But wait, you say, “You walked away without a newspaper subscription. She obviously didn’t make the right pitch.” Wrong! I’m a rare bird. I’m not a part of her normal demographic. She (rather the newspaper) anticipated, and rightly so, that the demographic at the event would be local, interested in community news and events, and expect a good deal for their money. I meet all those descriptors sans “local.”

Another difference is my desire to save money, time, and trees by choosing to read my news online. The local newspaper, instead of embracing this demographic, penalizes those who choose the online route versus the print edition. The paper grants online readers a small window to read the news, often only one or two days, before they lock the story and “archive” it, and in turn, require a subscription to the “archive” to read at a later date.

For this paper I’m a rare bird, of really no concern to them. They haven’t realized the potential for marketing their online services. Instead, they seem to view the online version of the paper as a needless option and aren’t listening to the industry news that states how people are abandoning print news for online versions. They’ve failed to note that large, national, and metropolitan papers gave up attempting to extract cash from online article archive subscriptions or registrations. That’s an editorial issue. Until the paper changes its views and methods, this is how it will require the sales team to pitch a sale.

The lack of a sale in my situation cannot be blamed on the woman’s methods, but rather those of the shortsighted views of the paper. If they had conceived of this demographic, she would have pitched me an online archive subscription. At the very least, queried me on my online usage and what sections of the paper I view online.

While the newspaper has done a great job targeting their traditional demographic by offering a multitude of options for subscription, they’ve missed the opportunity to expand their growth and change with the times. I don’t anticipate they will change their course until the salespeople begin to report back to their sales managers that people are reading the paper online and don’t want a print edition. Then again, even this may not propel them toward change. They may be caught in the “if it works don’t break it” belief system. Are you trapped in this system too?

Questions to Consider…

  • What’s your ice breaker? (e.g. Do you subscribe to the paper?)
  • Do you present multiple paths to get to your destination? (What services are you offering?
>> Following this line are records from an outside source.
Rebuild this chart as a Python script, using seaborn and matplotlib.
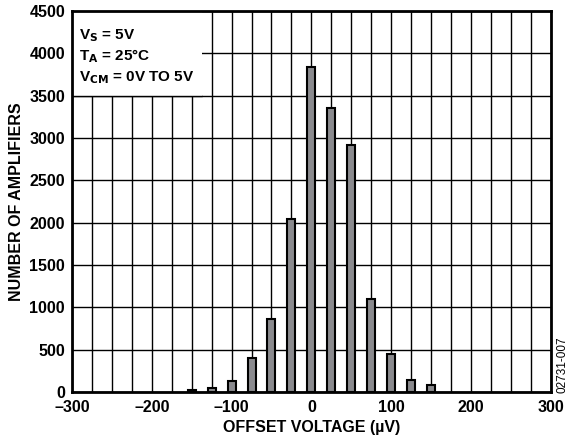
import numpy as np
import pandas as pd
import seaborn as sns
import matplotlib.pyplot as plt

# offset voltage bins (uV) and counts
offset_uv = [-150, -125, -100, -75, -50, -25, 0, 25, 50, 75, 100, 125, 150]
n_amps = [25, 44, 135, 405, 860, 2040, 3840, 3350, 2915, 1100, 452, 138, 78]

x_ticks = [-300, -200, -100, 0, 100, 200, 300]
x_labels = ["\u2013300", "\u2013200", "\u2013100", "0", "100", "200", "300"]
y_ticks = [0, 500, 1000, 1500, 2000, 2500, 3000, 3500, 4000, 4500]

df = pd.DataFrame({"offset": offset_uv, "count": n_amps})

sns.set_style("white", {"text.color": "black", "axes.labelcolor": "black",
                        "xtick.color": "black", "ytick.color": "black"})
plt.rcParams["font.family"] = ["Liberation Sans", "DejaVu Sans"]
plt.rcParams["font.weight"] = "bold"

fig = plt.figure(figsize=(5.69, 4.43), dpi=100)
ax = fig.add_axes([0.1265, 0.115, 0.8415, 0.86])

sns.barplot(
    data=df, x="offset", y="count", native_scale=True, width=0.4,
    color="#8a8a8e", edgecolor="black", linewidth=1.5, saturation=1,
    ax=ax, zorder=3,
)

ax.set_xlim(-300, 300)
ax.set_ylim(0, 4500)
ax.set_xticks(x_ticks)
ax.set_xticklabels(x_labels)
ax.set_yticks(y_ticks)
ax.set_xticks(np.arange(-300, 301, 25), minor=True)
ax.grid(True, which="major", color="black", linewidth=1.0, zorder=1)
ax.grid(True, which="minor", axis="x", color="black", linewidth=1.0, zorder=1)
ax.set_axisbelow(True)
ax.tick_params(which="both", length=0, labelsize=11.5, labelcolor="black")
ax.tick_params(axis="x", pad=6)
ax.tick_params(axis="y", pad=5)
for lab in ax.get_xticklabels() + ax.get_yticklabels():
    lab.set_fontweight("bold")

for s in ax.spines.values():
    s.set_color("black")
    s.set_linewidth(2)

ax.set_xlabel("OFFSET VOLTAGE (\u00b5V)", fontsize=11.5, fontweight="bold",
              labelpad=3, color="black")
ax.set_ylabel("NUMBER OF AMPLIFIERS", fontsize=11.5, fontweight="bold",
              labelpad=4, color="black")

# white box behind the conditions text
ax.axvspan(-300, -137, ymin=3500 / 4500, ymax=1, facecolor="white",
           edgecolor="none", zorder=2)
ax.axhline(3500, xmin=0, xmax=163 / 600, color="black", linewidth=1.0, zorder=2.5)
ax.text(-291, 4215, "V$_\\mathbf{S}$ = 5V", fontsize=11, fontweight="bold",
        va="center", zorder=4, color="black")
ax.text(-291, 3965, "T$_\\mathbf{A}$ = 25\u00b0C", fontsize=11, fontweight="bold",
        va="center", zorder=4, color="black")
ax.text(-291, 3715, "V$_\\mathbf{CM}$ = 0V TO 5V", fontsize=11, fontweight="bold",
        va="center", zorder=4, color="black")

fig.text(0.989, 0.176, "02731-007", rotation=90, fontsize=8.5, fontweight="normal",
         ha="center", va="center", color="black")

fig.savefig("out.png", dpi=100)
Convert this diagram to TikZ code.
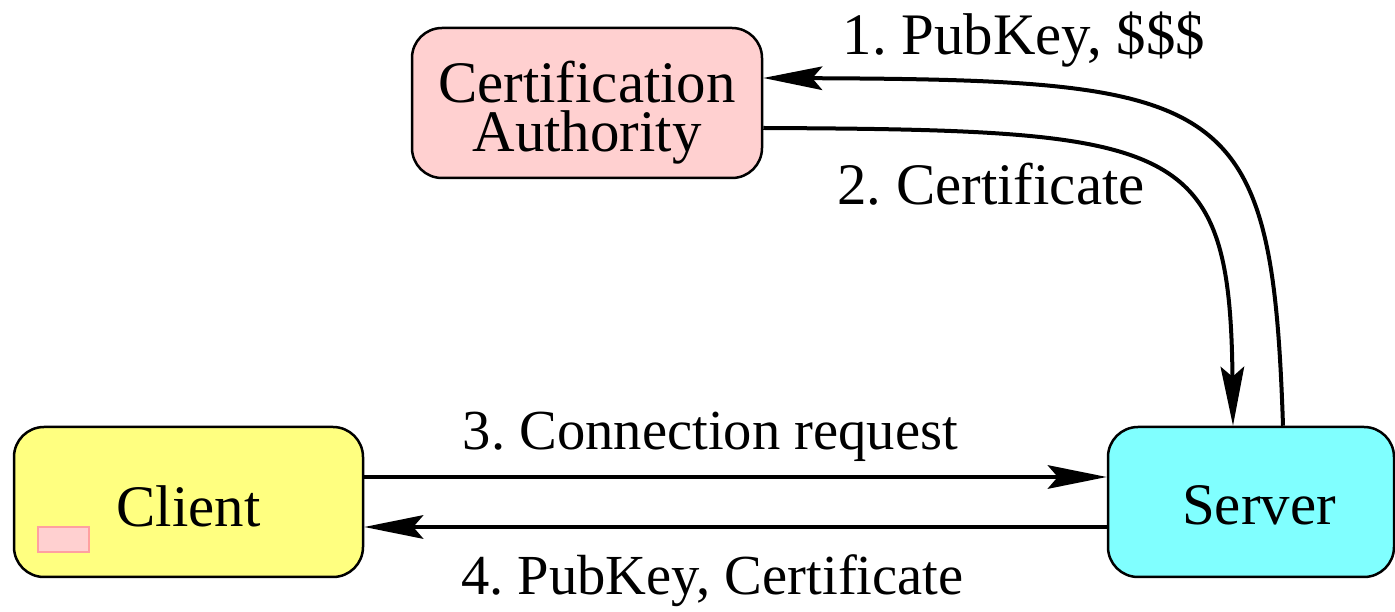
\documentclass[tikz,border=0pt]{standalone}
\usepackage{fontspec}
\setmainfont{Liberation Serif}
\newfontfamily\labelfont{Liberation Serif}
\usetikzlibrary{arrows.meta}
\frenchspacing

\definecolor{capink}{HTML}{FFD0D0}
\definecolor{clientyellow}{HTML}{FFFF80}
\definecolor{servercyan}{HTML}{80FFFF}
\definecolor{flagedge}{HTML}{FFA0A0}

\tikzset{
  party/.style={draw=black, line width=0.05cm, rounded corners=0.6cm,
    minimum height=3cm, inner sep=0pt},
  lbl/.style={anchor=base, inner sep=0pt,
    font=\labelfont\frenchspacing\fontsize{33.5pt}{27.9pt}\selectfont},
  lblsmall/.style={lbl,
    font=\labelfont\frenchspacing\fontsize{32.2pt}{27.9pt}\selectfont},
  msg/.style={line width=0.08cm,
    -{Stealth[length=1.18cm, width=0.47cm, inset=0.2cm]}},
  flag/.style={draw=flagedge, fill=capink, line width=0.03cm,
    minimum width=1.02cm, minimum height=0.5cm, inner sep=0pt}
}

\begin{document}
\begin{tikzpicture}
\useasboundingbox (0,0) rectangle (27.9,12.24);

% the three parties
\node[party, fill=capink, minimum width=7cm] (ca) at (11.74,10.18) {};
\node[party, fill=clientyellow, minimum width=6.98cm] (client) at (3.77,2.2) {};
\node[party, fill=servercyan, minimum width=5.72cm] (server) at (25.02,2.2) {};

% box captions (base anchor sits on the last line)
\node[lbl, align=center] (catext) at (11.74,9.2) {Certification\\Authority};
\node[lbl] (clienttext) at (3.77,1.70) {Client};
\node[lbl] (servertext) at (25.18,1.74) {Server};

% small marker inside the client
\node[flag] (clientflag) at (1.27,1.45) {};

% message flow
\draw[msg] ([xshift=0.64cm]server.north)
  .. controls (25.44,10.34) and (24.6,10.64) .. ([yshift=0.5cm]ca.east);
\draw[msg] ([yshift=-0.5cm]ca.east)
  .. controls (23.6,9.64) and (24.6,9.44) .. ([xshift=-0.36cm]server.north);
\draw[msg] ([yshift=0.5cm]client.east) -- ([yshift=0.5cm]server.west);
\draw[msg] ([yshift=-0.5cm]server.west) -- ([yshift=-0.5cm]client.east);

% message labels
\node[lbl] (m1) at (20.48,11.14) {1. PubKey, \$\$\$};
\node[lbl] (m2) at (19.82,8.14) {2. Certificate};
\node[lblsmall] (m3) at (14.21,3.24) {3. Connection request};
\node[lblsmall] (m4) at (14.25,0.34) {4. PubKey, Certificate};
\end{tikzpicture}
\end{document}
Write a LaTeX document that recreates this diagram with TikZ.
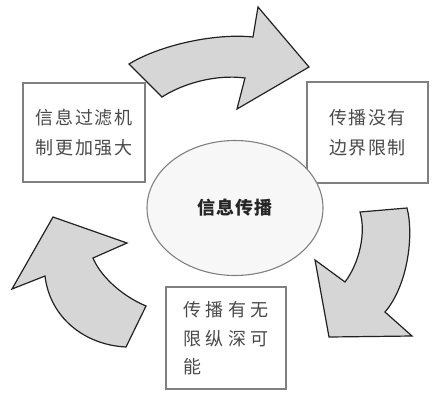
\documentclass[tikz,border=0pt]{standalone}
\usepackage{fontspec}
\usetikzlibrary{shapes.geometric}
\newfontfamily\cjk{Noto Sans CJK SC}
\definecolor{boxedge}{HTML}{808080}
\definecolor{txtgray}{HTML}{4A4A4A}
\definecolor{arrowfill}{HTML}{D6D6D6}
\definecolor{arrowedge}{HTML}{222222}
\definecolor{ellfill}{HTML}{F7F7F7}
\begin{document}
\begin{tikzpicture}[x=1pt,y=-1pt,
  box/.style={draw=boxedge, line width=1.1pt, fill=white, inner sep=0pt,
    text=txtgray, align=center},
  boxfont/.style={font=\cjk\addfontfeature{LetterSpace=#1}\fontsize{18}{30}\selectfont},
  bigarrow/.style={draw=arrowedge, fill=arrowfill, line width=1.2pt, line join=miter},
  hub/.style={ellipse, draw=boxedge, fill=ellfill, line width=1.1pt,
    minimum width=176pt, minimum height=135pt, inner sep=0pt,
    text=black!85, font=\cjk\bfseries\addfontfeature{LetterSpace=6}\fontsize{18}{20}\selectfont}
]
\useasboundingbox (0,0) rectangle (441,400);
\fill[white] (0,0) rectangle (441,400);

% boxes
\node[box, boxfont=11, minimum width=122pt, minimum height=99pt] (filter) at (84,132.5)
  {信息过滤机\\制更加强大};
\node[box, boxfont=7, minimum width=121pt, minimum height=101pt] (border) at (367.5,132.5)
  {传播没有\\边界限制};
\node[box, boxfont=25, minimum width=120pt, minimum height=102pt, align=left] (depth) at (226,338)
  {传播有无\\[-1pt]限纵深可\\[-2pt]能};

% hub
\node[hub] (hub) at (235,208) {信息传播};

% top arrow
\draw[bigarrow] (129,64) -- (162,97) .. controls (182,84) and (215,74) .. (245,78)
  -- (237,109) -- (309,67) -- (258,7) -- (253,37)
  .. controls (215,33) and (160,45) .. (129,64) -- cycle;

% right arrow
\draw[bigarrow] (360,212) -- (407,208) .. controls (414,235) and (408,285) .. (385,312)
  -- (412,336) -- (329,337) -- (315,260) -- (345,282)
  .. controls (360,262) and (366,232) .. (360,212) -- cycle;

% left arrow
\draw[bigarrow] (53,217) -- (127,243) -- (93,258)
  .. controls (100,275) and (120,295) .. (146,306)
  -- (126,347) .. controls (85,345) and (50,318) .. (45,276)
  -- (12,289) -- cycle;
\end{tikzpicture}
\end{document}
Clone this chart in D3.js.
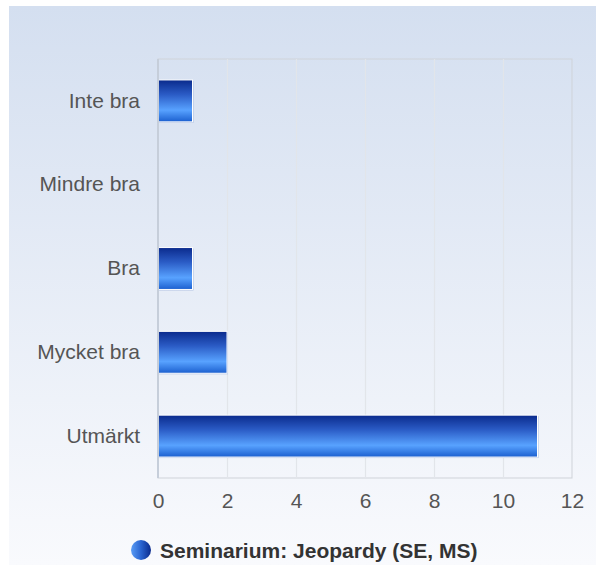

Are these choices based on research specific to your demographic? Are you allowing room for research and growth?)
  • Do you have visuals to accompany your facts and selling points? Examples of your work?
  • Are you tracking your attempts? (Giving out business cards, brochures, information sheets and keeping track of how many, where given, and when replied to?)
  • Are you confident in your product? Are you educated in your product and the potential questions you may encounter?

Finally, keep your eyes and ears open for individuals and companies who, like this salesperson, are doing it right. Learn from their example and subscribe to a new marketing plan that returns the results you need.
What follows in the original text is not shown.